September 30, 2005, Page 5
NATURE NOTES
By ANNIE REID
Westborough Community Land Trust
Fish-baiting green herons
Besides the familiar great blue herons that have nested on Mill Pond for decades, smaller and more solitary green herons frequent Westborough's wooded ponds and swamps. They are known as "tool-using birds" for their surprising habit of using bait to catch fish.
Green herons (Butorides virescens) are shy, stocky birds about the size of a crow. Their colors are dark, mostly brown and blue-grey with a dull green back, so they blend in with the woods surrounding the ponds and wetlands where they live and hunt.
You might spot a green heron near the edge of any pond or swamp in our area. At this time of year they're still likely to be around, although they do move south for the winter. Some may be passing through. If you get too close to a green heron, it is likely to fly away squawking.
Mill Pond is always a good place to look. Green herons tend to hide out in the shadows near shallow water, patiently waiting and watching for an unsuspecting fish to swim past. They also perch on branches near the water's edge.
For green herons, hunting usually means fishing. Not only do they grab fish that happen to come near, but they also sometimes lure fish into striking range by placing bait on the surface of the water. For bait, people have seen green herons using bread crusts, half-dead crickets or earthworms, twigs, moss, bits of styrofoam, and even downy feathers deliberately plucked from their own body. When fish swim over to invesitage, the green heron strikes.
Green herons will even re-position the bait on the water's surface, keeping it from floating out of strking range. Not surprisingly, live bait often works best. Adult herons are better at fishing with bait than younger herons.
Their use of bait has earned some notoriety for green herons. For a very long time, most people believed that the ability to use tools was a uniquely human trait. Not so any longer! In recent decades, as scientists have closely studied animals in the wild, they have observed tool use in animals such as chimpanzees, certain wasps and a few different birds, including green herons.
Like other herons, green herons sometimes move their feet around in the water to stir up fish or other prey. Green herons eat minnows, sunfish, catfish, and perch, among other fish. They also take frogs, tadpoles, snakes, dragonflies, crayfish, and grasshoppers—whatever comes close enough.
Green herons are well equipped to fish. Like other herons, they have keen eyesight, sturdy bills, and long necks that can curve into an S-shape. They pull their heads back, poised to strike at their prey. They also rest and fly with their necks curved back.
After departing this area for the winter, green herons will return in March or April for the breeding season, probably before the great blue herons return to Mill Pond. Green herons pair up during the breeding season. The pairs nest alone rather than in colonies as the great blue herons do. They defend their nesting and feeding territories from other green herons.

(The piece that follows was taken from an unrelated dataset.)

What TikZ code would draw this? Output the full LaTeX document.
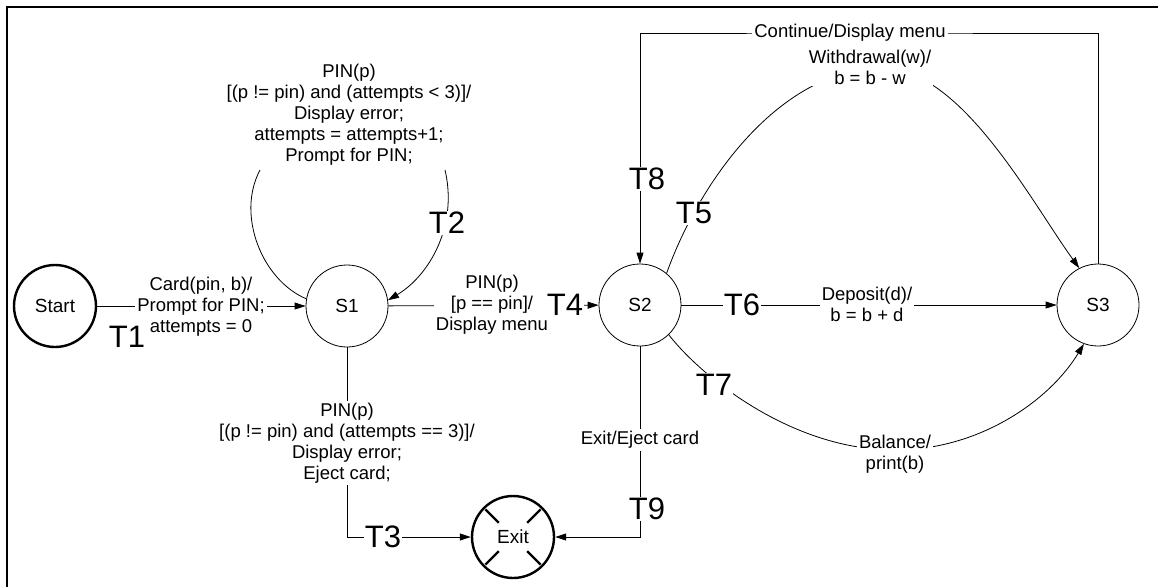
\documentclass[tikz,border=0pt]{standalone}
\usepackage{fontspec}
\setmainfont{Liberation Sans}
\usetikzlibrary{arrows.meta, positioning}
\tikzset{
    estado/.style={draw, circle, minimum size=82pt, inner sep=0pt, line width=0.8pt, font=\fontsize{19}{21}\selectfont},
    extremo/.style={estado, line width=2.4pt},
    texto/.style={fill=white, align=center, inner sep=2pt, font=\fontsize{18.5}{21}\selectfont},
    tnum/.style={fill=white, inner sep=1pt, font=\fontsize{31}{33}\selectfont},
    flecha/.style={-{Triangle[length=11pt,width=7pt]}, line width=0.8pt},
    linea/.style={line width=0.8pt},
}
\begin{document}
\begin{tikzpicture}[x=1pt, y=-1pt]
\useasboundingbox (0,0) rectangle (1158,587);

% Marco: solo se ven los lados de arriba y de la izquierda
\draw[line width=2.6pt] (1158,7) -- (7,7) -- (7,587);

% Estados
\node[extremo] (start) at (55,306) {Start};
\node[estado] (s1) at (347,306) {S1};
\node[estado] (s2) at (640,305) {S2};
\node[estado] (s3) at (1098,305) {S3};
\node[extremo] (exit) at (513,537) {Exit};
\foreach \a in {45,135,225,315} {
    \draw[line width=2.4pt] ([shift={(\a:20)}]exit.center) -- ([shift={(\a:39)}]exit.center);
}

% Transiciones
\draw[flecha] (start) -- (s1);
\coordinate (t2izq) at (260,170);
\coordinate (t2der) at (445,170);
\draw[linea] (s1.170) .. controls (262,280) and (236,215) .. (t2izq);
\draw[flecha] (t2der) .. controls (458,225) and (430,275) .. (s1.8);
\draw[flecha] (s1.south) |- (exit.west);
\draw[flecha] (s1) -- (s2);
\draw[flecha] (s2.50) .. controls (700,180) and (780,70) .. (880,68)
    .. controls (960,66) and (1030,200) .. (s3.117);
\draw[flecha] (s2) -- (s3);
\draw[flecha] (s2.-46) .. controls (700,375) and (790,450) .. (895,450)
    .. controls (980,450) and (1050,400) .. (s3.-110);
\coordinate (cima) at (850,33);
\draw[flecha] (s3.north) |- (cima) -| (s2.north);
\draw[flecha] (s2.south) |- (exit.east);

% Textos de las transiciones
\node[texto] (e1) at (201,307) {Card(pin, b)/\\Prompt for PIN;\\attempts = 0};
\node[texto] (e2) at (349,115) {PIN(p)\\{}[(p != pin) and (attempts < 3)]/\\Display error;\\attempts = attempts+1;\\Prompt for PIN;};
\node[texto] (e3) at (347,443) {PIN(p)\\{}[(p != pin) and (attempts == 3)]/\\Display error;\\Eject card;};
\node[texto] (e4) at (492,305) {PIN(p)\\{}[p == pin]/\\Display menu};
\node[texto] (e5) at (870,67) {Withdrawal(w)/\\b = b - w};
\node[texto] (e6) at (867,304) {Deposit(d)/\\b = b + d};
\node[texto] (e7) at (895,454) {Balance/\\print(b)};
\node[texto] (e8) at (cima) {Continue/Display menu};
\node[texto] (e9) at (640,440) {Exit/Eject card};

% Nombres de las transiciones
\node[tnum, fill=none] (t1) at (127,337) {T1};
\node[tnum] (t2) at (447,223) {T2};
\node[tnum] (t3) at (383,537) {T3};
\node[tnum] (t4) at (565,305) {T4};
\node[tnum] (t5) at (694,213) {T5};
\node[tnum] (t6) at (742,305) {T6};
\node[tnum] (t7) at (714,385) {T7};
\node[tnum] (t8) at (647,179) {T8};
\node[tnum] (t9) at (647,509) {T9};
\end{tikzpicture}
\end{document}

Green heron pairs often build their nests in tree branches overhanging the water. Their nests look like baskets of sticks. They lay two to four green eggs over about a week's time.
The eggs hatch about three weeks later. Both parents feed the young and keep them warm. The young begin to fly after two and a half weeks and become independent after about a month. After breeding, the parents may wander, going their separate ways.
Green herons are probably more common than we realize because they are shy and hard to spot. Recreational activities such as canoeing can discourage them from feeding along waterways, but their diet is broad enough that they can use small ponds and swamps that would not supply enough food for other kinds of herons.
In the long run, development may cause problems for green herons because it often involves removing wetlands.